Historically, Rivian traded at much higher market caps when the market priced a near-term growth miracle. Today’s price reflects a reset - the stock is down approximately 90% from highs - but it still requires execution. The valuation is therefore best read as conditional: if R2 proves demand and margin expansion, multiples expand materially; if not, downside remains large.

Catalysts (what to watch)

  • R2 launch cadence and initial reservation/order numbers - early R2 demand data will be the primary short-term value driver.
  • Fleet adoption signals, particularly from events like NAFA’s industry gatherings where fleet procurement decisions and pilots are announced.
  • Quarterly margin and gross profit progress - continued improvement beyond the $144 million full-year gross profit in 2025 would validate the cost-reduction story.
  • Further details and timelines on the sub-$50,000 pricing path (initial R2 pricing was discussed at $60,000 with a goal of dropping below $50,000 by 2027).
  • Execution of manufacturing scale-up and supply-chain cost declines (the 45% material cost reduction claim is a hinge point).

Trade Plan (Actionable)

Entry: Buy at $17.76. This reflects the stock near intraday strength and above short-term averages.

Stop loss: $14.00. A break below $14 would indicate loss of near-term momentum and suggests weaker-than-expected demand or a liquidity scare; cut the position to preserve capital.

Target: $25.00 within the stated horizon. This target assumes visible R2 orders or fleet commitments and continued gross-margin expansion translating into multiple re-rating.

Horizon: mid term (45 trading days). The goal is to capture early R2 purchase/reservation signals and the initial public read on demand and margins. If R2 demand is stronger than expected, consider extending the position into the long-term window (up to 180 trading days) with higher targets; if the stock approaches the target quickly, trim into strength and reassess fundamentals.

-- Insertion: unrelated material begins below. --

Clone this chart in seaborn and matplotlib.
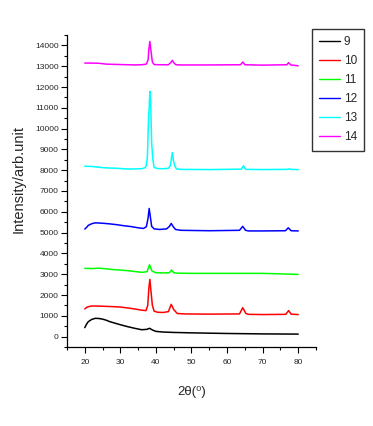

Why this is a reasonable risk/reward

Buying at $17.76 with a $14 stop and a $25 target yields a risk of roughly $3.76 per share and reward of $7.24 per share - roughly 1.9x reward-to-risk for the mid-term swing. That is attractive given the binary but directional nature of the R2 launch: credible cost reductions plus $6 billion in reported liquidity reduce pure bankruptcy risk while leaving substantial upside if adoption accelerates.

Risks and Counterarguments

  • Execution risk: Manufacturing scale-up is hard. The R2's 45% material-cost improvement is significant on paper, but achieving it in volume without quality lapses will take time. Misses on ramp timing or quality could push the stock lower.
  • Demand risk: Lower price doesn't guarantee demand. The company's success depends on convincing a larger, more price-sensitive cohort that Rivian delivers against established competitors and an aspirational new entrant like Tesla’s rumored smaller SUV.
  • Cash burn and negative free cash flow: Free cash flow is still negative (-$2.489 billion), and operating losses remain a factor. While reported financing commitments provide runway, further capital needs or higher-than-expected cash burn could result in dilution or financing stress.
  • Competitive pressure: Established OEMs and Tesla can and will compete aggressively at the sub-$50k price band. Rivian will need to defend margins and pricing while scaling.
  • Macro & market risk: Higher interest rates, weaker consumer spending, or a pullback in EV incentives could reduce sales velocity and re-rate speculative EV multiples lower.

Counterargument: Even if R2 hits the market on schedule, the path from lower material costs to sustained profitability is not guaranteed. Historically, auto manufacturers have seen margin leakage from warranty, sales incentives, and service costs during rapid volume increases. If Rivian must heavily subsidize initial R2 units to drive volume or if software/services revenue takes longer to materialize, the multiple could compress and equity returns could lag. That is a reasonable scenario and justifies a disciplined stop and mid-term horizon.

What Would Change My Mind

I would reconsider this trade and likely close the long if any of the following happens:

  • Confirmed R2 pre-order/delivery numbers are materially below internal guidance or industry expectations.
  • Company discloses cash runway materially shorter than current commitments or announces unexpected dilution to fund operations.
  • Gross profit reverses direction for two consecutive quarters or guidance implies no pathway to positive operating cash flow within a reasonable timeline.

Conclusion

Rivian’s stock here is a tactical buy into a product-driven inflection. R2’s material-cost advantage combined with improved gross profitability in 2025 and meaningful financing commitments reduces the asymmetric downside that worried investors through 2024-2025. Trade it with a clear entry at $17.76, a stop at $14.00, and a mid-term target of $25.00 for the next 45 trading days. If R2 demand proves robust and margins continue to improve, let winners run; if not, the stop protects capital and limits exposure to a still-uncertain scaling story.

Watch the R2 launch cadence and early fleet orders closely. Those data points will tell you whether this is a durable growth inflection or an attractive headline that needs more time to translate into cash flow.

Risks

  • Execution risk on R2 scale-up and quality control could delay margin improvements.
  • Demand risk: lower pricing does not guarantee sustained consumer or fleet uptake in a competitive EV market.
  • Ongoing negative free cash flow (-$2.489B) and potential for further dilution if ramp costs exceed forecasts.
  • Competitive pressure from incumbents and Tesla’s potential smaller SUV could cap pricing power and volumes.